Are you mainly trying to avoid casual sharing? Are you protecting paid content? Are you dealing with sensitive training material? Are you trying to prevent serious misuse?

Those are different problems, and they may point to different hosting choices.

Set a real budget comfort zone

Video hosting should fit the stage of the course.

The worksheet asks for both a monthly budget target and a monthly budget maximum. That distinction is important. Your target is what feels comfortable. Your maximum is what you could tolerate if the platform is clearly the right fit.

You will also want to decide whether you are comfortable with usage-based pricing. Some providers may be very affordable, but their costs depend on storage, bandwidth, or viewing volume. Others use more predictable monthly plans, which may feel easier to manage even if they cost more.

Neither model is automatically better. The right choice depends on your tolerance for variable costs and how much clarity you need before launch.

Be honest about who will manage the videos

A video host is not only a purchasing decision. It is also an operations decision.

Someone has to upload videos, organize them, update them, replace them, manage captions, check privacy settings, and troubleshoot problems.
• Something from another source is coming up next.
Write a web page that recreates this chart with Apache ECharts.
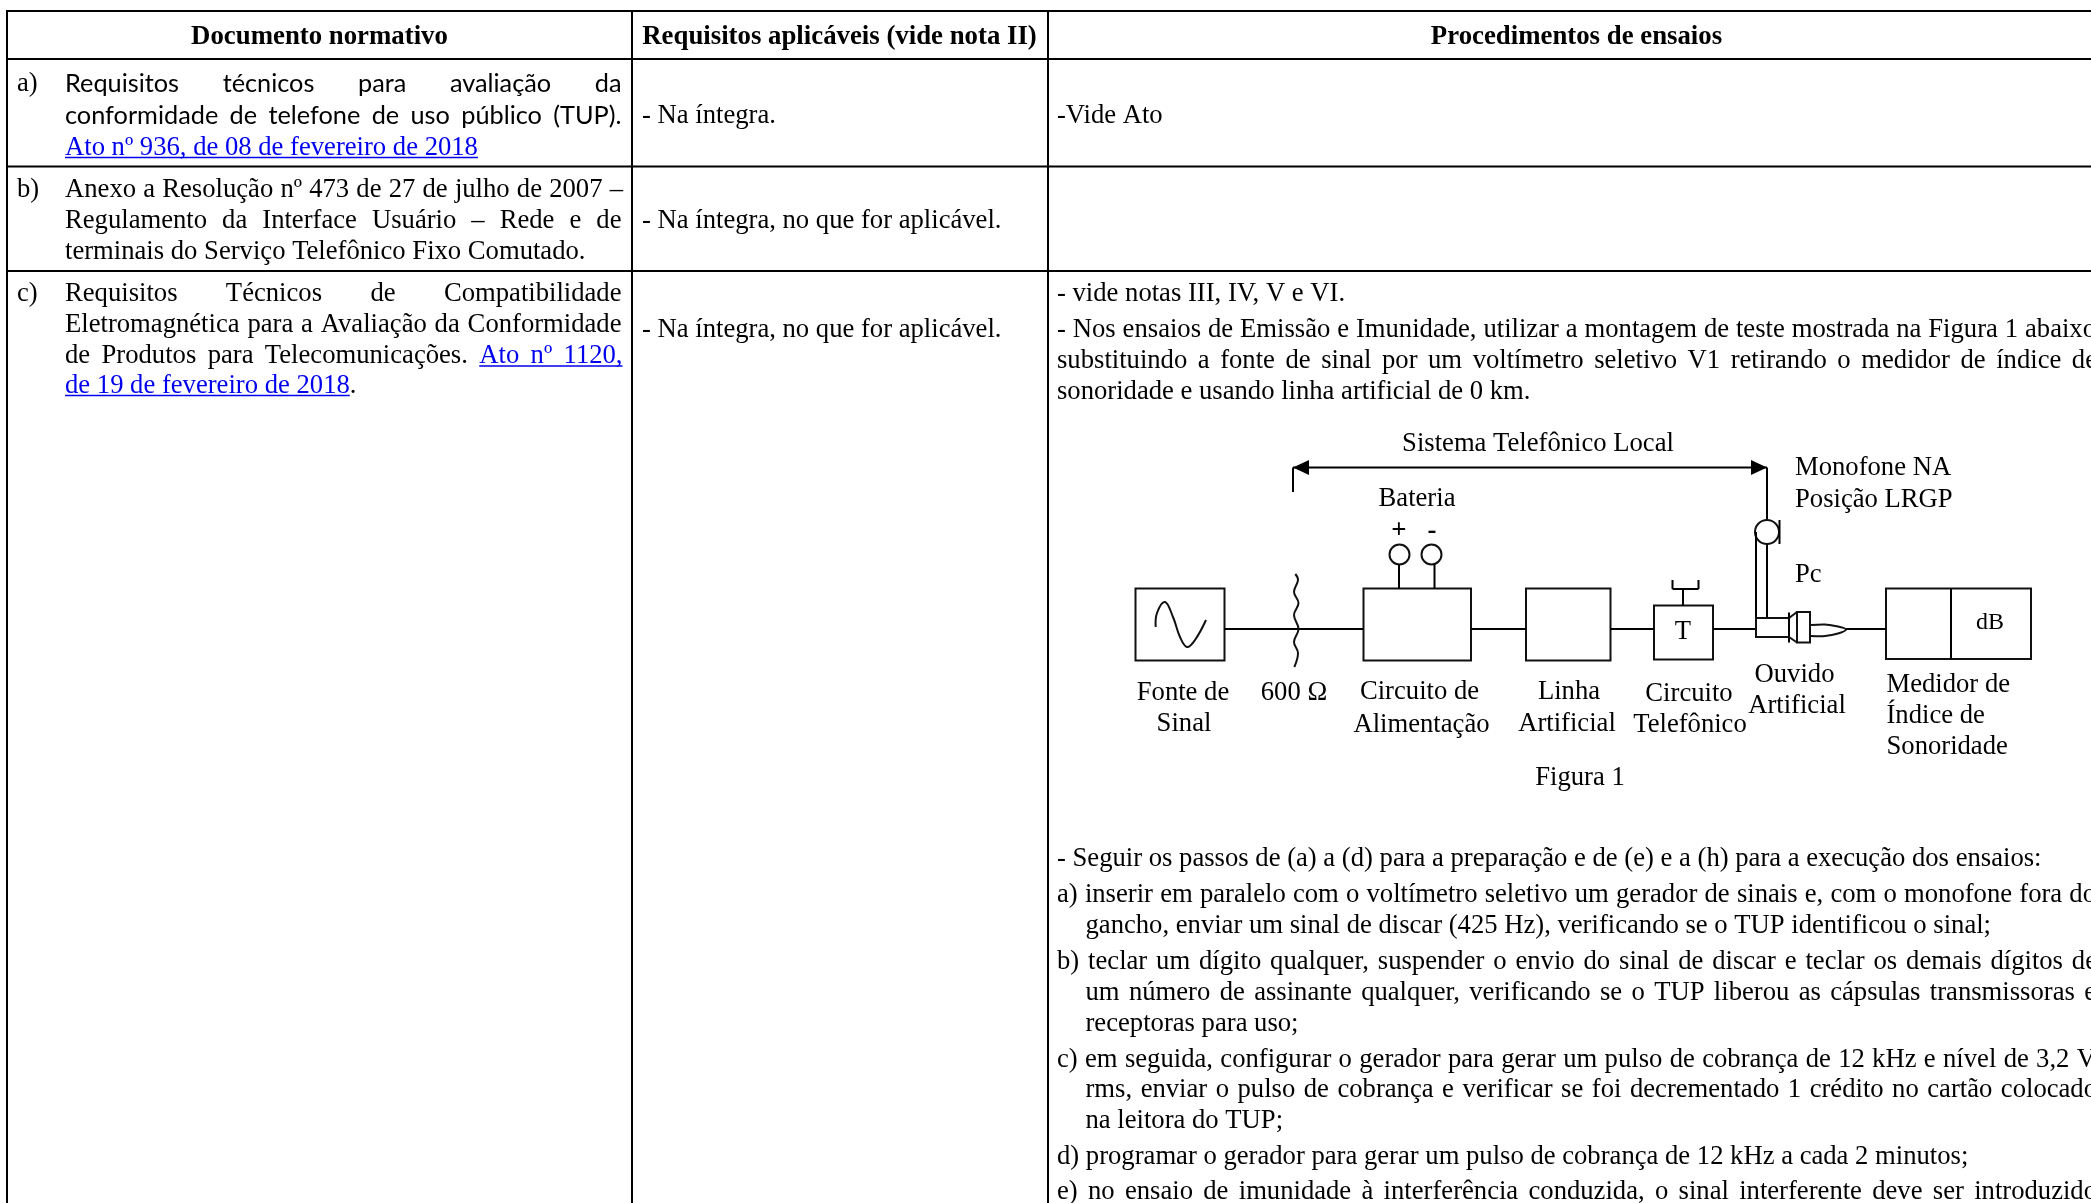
<!DOCTYPE html>
<html>
<head>
<meta charset="utf-8">
<title>Documento normativo</title>
<script src="https://cdn.jsdelivr.net/npm/echarts@6/dist/echarts.min.js"></script>
<style>
html, body { margin: 0; padding: 0; background: #fff; overflow: hidden; }
#chartWrapper { width: 2091px; height: 1203px; }
</style>
</head>
<body>
<div id="chartWrapper"></div>
<script>
// Textos da tabela
const headers = ["Documento normativo", "Requisitos aplicáveis (vide nota II)", "Procedimentos de ensaios"];
const rowLabels = ["a)", "b)", "c)"];
const rowA = ["Requisitos técnicos para avaliação da", "conformidade de telefone de uso público (TUP)."];
const rowALink = "Ato nº 936, de 08 de fevereiro de 2018";
const rowB = ["Anexo a Resolução nº 473 de 27 de julho de 2007 –", "Regulamento da Interface Usuário – Rede e de", "terminais do Serviço Telefônico Fixo Comutado."];
const rowC = ["Requisitos Técnicos de Compatibilidade", "Eletromagnética para a Avaliação da Conformidade", "de Produtos para Telecomunicações."];
const rowCLink = ["Ato nº 1120,", "de 19 de fevereiro de 2018"];
const requisitos = ["- Na íntegra.", "- Na íntegra, no que for aplicável."];
const videAto = "-Vide Ato";
const notas = "- vide notas III, IV, V e VI.";
const intro = [
	"- Nos ensaios de Emissão e Imunidade, utilizar a montagem de teste mostrada na Figura 1 abaixo",
	"substituindo a fonte de sinal por um voltímetro seletivo V1 retirando o medidor de índice de",
	"sonoridade e usando linha artificial de 0 km."
];
const passos = [
	"- Seguir os passos de (a) a (d) para a preparação e de (e) e a (h) para a execução dos ensaios:",
	"a) inserir em paralelo com o voltímetro seletivo um gerador de sinais e, com o monofone fora do",
	"gancho, enviar um sinal de discar (425 Hz), verificando se o TUP identificou o sinal;",
	"b) teclar um dígito qualquer, suspender o envio do sinal de discar e teclar os demais dígitos de",
	"um número de assinante qualquer, verificando se o TUP liberou as cápsulas transmissoras e",
	"receptoras para uso;",
	"c) em seguida, configurar o gerador para gerar um pulso de cobrança de 12 kHz e nível de 3,2 V",
	"rms, enviar o pulso de cobrança e verificar se foi decrementado 1 crédito no cartão colocado",
	"na leitora do TUP;",
	"d) programar o gerador para gerar um pulso de cobrança de 12 kHz a cada 2 minutos;",
	"e) no ensaio de imunidade à interferência conduzida, o sinal interferente deve ser introduzido"
];
// Textos da figura
const figTitle = "Sistema Telefônico Local";
const figBateria = ["Bateria", "+", "-"];
const figFonte = ["Fonte de", "Sinal"];
const figOhm = "600 Ω";
const figAlim = ["Circuito de", "Alimentação"];
const figLinha = ["Linha", "Artificial"];
const figCircuito = ["Circuito", "Telefônico"];
const figOuvido = ["Ouvido", "Artificial"];
const figMedidor = ["Medidor de", "Índice de", "Sonoridade"];
const figMonofone = ["Monofone NA", "Posição LRGP", "Pc"];
const figLegenda = "Figura 1";
const figT = "T";
const figDb = "dB";

const SERIF = '26.65px "Liberation Serif"';
const SERIF_BOLD = 'bold 26.8px "Liberation Serif"';
const LATO = '25.3px Lato';
const LINK = '#0000ee';

const myChart = echarts.init(document.getElementById("chartWrapper"), null, { renderer: "canvas" });
const measure = document.createElement("canvas").getContext("2d");
const elements = [];

function textWidth(str, font) {
	measure.font = font;
	return measure.measureText(str).width;
}
function addText(str, x, y, font, align, fill) {
	elements.push({
		type: "text", silent: true,
		style: { text: str, x: x, y: y + 1, font: font || SERIF, fill: fill || "#000", textAlign: align || "left", textVerticalAlign: "middle" }
	});
}
function addLine(x1, y1, x2, y2, width) {
	elements.push({
		type: "line", silent: true,
		shape: { x1: x1, y1: y1, x2: x2, y2: y2 },
		style: { stroke: "#000", lineWidth: width || 2 }
	});
}
function addBox(x, y, w, h) {
	elements.push({
		type: "rect", silent: true,
		shape: { x: x, y: y, width: w, height: h },
		style: { fill: "none", stroke: "#111", lineWidth: 2 }
	});
}
function addCurve(points, smooth) {
	elements.push({
		type: "polyline", silent: true,
		shape: { points: points, smooth: smooth },
		style: { fill: "none", stroke: "#111", lineWidth: 2 }
	});
}
function addArrow(tipX, y, baseX) {
	elements.push({
		type: "polygon", silent: true,
		shape: { points: [[tipX, y], [baseX, y - 7.5], [baseX, y + 7.5]] },
		style: { fill: "#000" }
	});
}
function addUnderline(x1, x2, y) {
	elements.push({
		type: "line", silent: true,
		shape: { x1: x1, y1: y, x2: x2, y2: y },
		style: { stroke: LINK, lineWidth: 1.6 }
	});
}
// Linha justificada: distribui o espaço entre as palavras até alcançar "right"
function addJustified(str, x, right, y, font, fill) {
	const f = font || SERIF;
	const words = str.split(" ");
	const total = words.reduce((sum, w) => sum + textWidth(w, f), 0);
	const gap = (right - x - total) / (words.length - 1);
	let pos = x;
	words.forEach((w) => {
		addText(w, pos, y, f, "left", fill);
		pos += textWidth(w, f) + gap;
	});
}

function drawTable() {
	addLine(7, 11, 2091, 11);
	addLine(7, 59, 2091, 59);
	addLine(7, 166.5, 2091, 166.5);
	addLine(7, 271, 2091, 271);
	addLine(7, 10, 7, 1203);
	addLine(632, 10, 632, 1203);
	addLine(1048, 10, 1048, 1203);

	addText(headers[0], 319.5, 36.5, SERIF_BOLD, "center");
	addText(headers[1], 839.5, 36.5, SERIF_BOLD, "center");
	addText(headers[2], 1576.5, 36.5, SERIF_BOLD, "center");

	addText(rowLabels[0], 17, 83);
	addText(rowLabels[1], 17, 189);
	addText(rowLabels[2], 17, 293);

	addJustified(rowA[0], 65, 621.5, 82.5, LATO);
	addJustified(rowA[1], 65, 621.5, 114.5, LATO);
	addText(rowALink, 65, 147, SERIF, "left", LINK);
	addUnderline(65, 65 + textWidth(rowALink, SERIF), 157.5);

	addJustified(rowB[0], 65, 623, 189);
	addJustified(rowB[1], 65, 621.5, 220);
	addText(rowB[2], 65, 251);

	addJustified(rowC[0], 65, 621.5, 293);
	addJustified(rowC[1], 65, 621.5, 324);
	// linha mista: texto preto e link azul dividem o mesmo espaçamento
	const blackWords = rowC[2].split(" ");
	const linkWords = rowCLink[0].split(" ");
	const wordsWidth = blackWords.concat(linkWords).reduce((sum, w) => sum + textWidth(w, SERIF), 0);
	const gap = (622.5 - 65 - wordsWidth) / (blackWords.length + linkWords.length - 1);
	let pos = 65;
	blackWords.forEach((w) => {
		addText(w, pos, 355);
		pos += textWidth(w, SERIF) + gap;
	});
	addUnderline(pos, 622.5, 366);
	linkWords.forEach((w) => {
		addText(w, pos, 355, SERIF, "left", LINK);
		pos += textWidth(w, SERIF) + gap;
	});
	addText(rowCLink[1], 65, 385, SERIF, "left", LINK);
	const endX = 65 + textWidth(rowCLink[1], SERIF);
	addUnderline(65, endX, 395.5);
	addText(".", endX, 385);

	addText(requisitos[0], 642, 115);
	addText(requisitos[1], 642, 220);
	addText(requisitos[1], 642, 329);

	addText(videAto, 1057, 115);
	addText(notas, 1057, 293);
	addJustified(intro[0], 1057, 2096, 329);
	addJustified(intro[1], 1057, 2097, 360);
	addText(intro[2], 1057, 391);

	const indent = 1085.5;
	addText(passos[0], 1057, 858);
	addJustified(passos[1], 1057, 2096, 894);
	addText(passos[2], indent, 925);
	addJustified(passos[3], 1057, 2097, 961);
	addJustified(passos[4], indent, 2096, 992);
	addText(passos[5], indent, 1023);
	addJustified(passos[6], 1057, 2096, 1059);
	addJustified(passos[7], indent, 2097, 1089);
	addText(passos[8], indent, 1120);
	addText(passos[9], 1057, 1156);
	addJustified(passos[10], 1057, 2097, 1191);
}

function drawFigure() {
	// seta do sistema telefônico
	addLine(1293, 467.5, 1767, 467.5);
	addLine(1293, 467.5, 1293, 492);
	addArrow(1293, 467.5, 1309);
	addArrow(1767, 467.5, 1751);

	// caixas
	addBox(1135.5, 588.5, 89, 72);
	addBox(1363.5, 588.5, 107.5, 72);
	addBox(1526, 588.5, 84.5, 72);
	addBox(1654, 605.5, 59, 54);
	addBox(1886, 588.5, 145, 70.5);
	addLine(1951, 588.5, 1951, 659);

	// ligações
	addLine(1224, 629, 1363, 629);
	addLine(1471, 629, 1526, 629);
	addLine(1610, 629, 1654, 629);
	addLine(1713, 629, 1756, 629);
	addLine(1846, 629, 1886, 629);

	// senoide e resistor ondulado
	addCurve([[1155.7, 627], [1157, 613], [1165, 602], [1173, 617], [1180, 637], [1187, 647], [1195, 640], [1206, 620]], 0.4);
	addCurve([[1295.3, 574], [1298, 580], [1294, 592], [1298.5, 603], [1294, 615], [1298.5, 629], [1294, 642], [1298, 653], [1294.3, 667]], 0.4);

	// bateria
	elements.push({ type: "circle", silent: true, shape: { cx: 1399.5, cy: 554.5, r: 10 }, style: { fill: "#fff", stroke: "#111", lineWidth: 2 } });
	elements.push({ type: "circle", silent: true, shape: { cx: 1431.5, cy: 554.5, r: 10 }, style: { fill: "#fff", stroke: "#111", lineWidth: 2 } });
	addLine(1399, 564.5, 1399, 588.5);
	addLine(1434.5, 564.5, 1434.5, 588.5);

	// gancho do circuito telefônico
	addLine(1683, 605.5, 1683, 589);
	addLine(1672.5, 589, 1698.5, 589);
	addLine(1672.5, 589, 1672.5, 580);
	addLine(1698.5, 589, 1698.5, 580);

	// monofone e ouvido artificial
	addLine(1767, 467.5, 1767, 520);
	elements.push({ type: "circle", silent: true, shape: { cx: 1767, cy: 532, r: 12 }, style: { fill: "#fff", stroke: "#111", lineWidth: 2 } });
	addLine(1779.5, 520, 1779.5, 544);
	addLine(1756, 532, 1756, 618);
	addLine(1767, 544, 1767, 618);
	addBox(1756, 618, 33, 19);
	addLine(1789, 612.5, 1789, 642.5);
	addBox(1797, 612, 13, 30.5);
	addCurve([[1789, 618], [1797, 612]], 0);
	addCurve([[1789, 637], [1797, 642.5]], 0);
	addCurve([[1811, 625], [1825, 624.5], [1838, 626.5], [1846, 629.5], [1838, 633.5], [1825, 636], [1811, 636]], 0.3);

	// textos
	addText(figTitle, 1538, 443, SERIF, "center");
	addText(figBateria[0], 1417, 498, SERIF, "center");
	addText(figBateria[1], 1399, 530, SERIF_BOLD, "center");
	addText(figBateria[2], 1432, 530, SERIF_BOLD, "center");
	addText(figFonte[0], 1183, 692, SERIF, "center");
	addText(figFonte[1], 1184, 723, SERIF, "center");
	addText(figOhm, 1294, 692, SERIF, "center");
	addText(figAlim[0], 1419.5, 691, SERIF, "center");
	addText(figAlim[1], 1421.5, 723.5, SERIF, "center");
	addText(figLinha[0], 1569, 691, SERIF, "center");
	addText(figLinha[1], 1567, 723, SERIF, "center");
	addText(figCircuito[0], 1689, 693, SERIF, "center");
	addText(figCircuito[1], 1690, 724, SERIF, "center");
	addText(figOuvido[0], 1794.5, 674, SERIF, "center");
	addText(figOuvido[1], 1797, 705, SERIF, "center");
	addText(figMedidor[0], 1886.5, 684);
	addText(figMedidor[1], 1886.5, 715);
	addText(figMedidor[2], 1886.5, 746);
	addText(figMonofone[0], 1795, 467);
	addText(figMonofone[1], 1795, 499);
	addText(figMonofone[2], 1795, 574);
	addText(figLegenda, 1580, 777, SERIF, "center");
	addText(figT, 1683, 631, SERIF, "center");
	addText(figDb, 1990, 622, '24px "Liberation Serif"', "center");
}

drawTable();
drawFigure();

myChart.setOption({
	animation: false,
	backgroundColor: "#fff",
	graphic: { elements: elements }
});
</script>
</body>
</html>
If the course owner is managing everything alone, ease of use may matter more than technical flexibility. If a developer or platform team is involved, a more technical option may be reasonable. If a virtual assistant or marketing team will manage the content, a clear dashboard and simple workflow may matter most.

The best platform on paper is not always the best platform for the person who has to use it every week.

Score each provider consistently

Once you understand your needs, use the worksheet’s comparison table to score each option from 1 to 5.

Score each provider across the same categories: cost fit, clean player, ease of use, privacy and security, course fit, marketing features, and overall fit.

This prevents the decision from becoming too emotional or too focused on one feature. A provider may be inexpensive but difficult to manage. Another may be polished but more expensive than the course can justify. Another may have strong marketing tools but be unnecessary for basic lesson hosting.

The scoring process helps you see the tradeoffs more clearly.

Build a shortlist, then decide

After scoring, choose your top three options.

This shortlist is useful because the final decision rarely needs to include every possible video host in the market. You only need to compare the options that realistically fit your course, budget, and operating model.

Finally, choose the best fit for right now.

The “right now” part matters. Your first video host does not have to be your forever video host. A new course launch may need a simple, affordable starting point. A growing course may later justify stronger analytics, deeper integration, or native platform hosting.

Make the decision reviewable

The final section of the worksheet asks what would cause you to upgrade or switch later.

That may be the most important question in the whole exercise.

Instead of treating the decision as permanent, treat it as a practical operating choice. Set a review date. Name the decision owner. Write down what would trigger a change.

For example, you might review your video hosting choice after 90 days, after the first 100 students, or after the course reaches a specific revenue target.

That way, you are not guessing forever. You are making a smart decision for the current stage, with a clear path to revisit it when the facts change.

The goal is fit, not perfection

The best video hosting choice is not always the biggest platform, the cheapest platform, or the one with the most features.

The best choice is the one that fits your course, your students, your budget, and your ability to manage it.

Use the worksheet to slow the decision down just enough to make it clearly. Then choose a provider, launch the course, and keep your attention where it belongs: on helping students learn.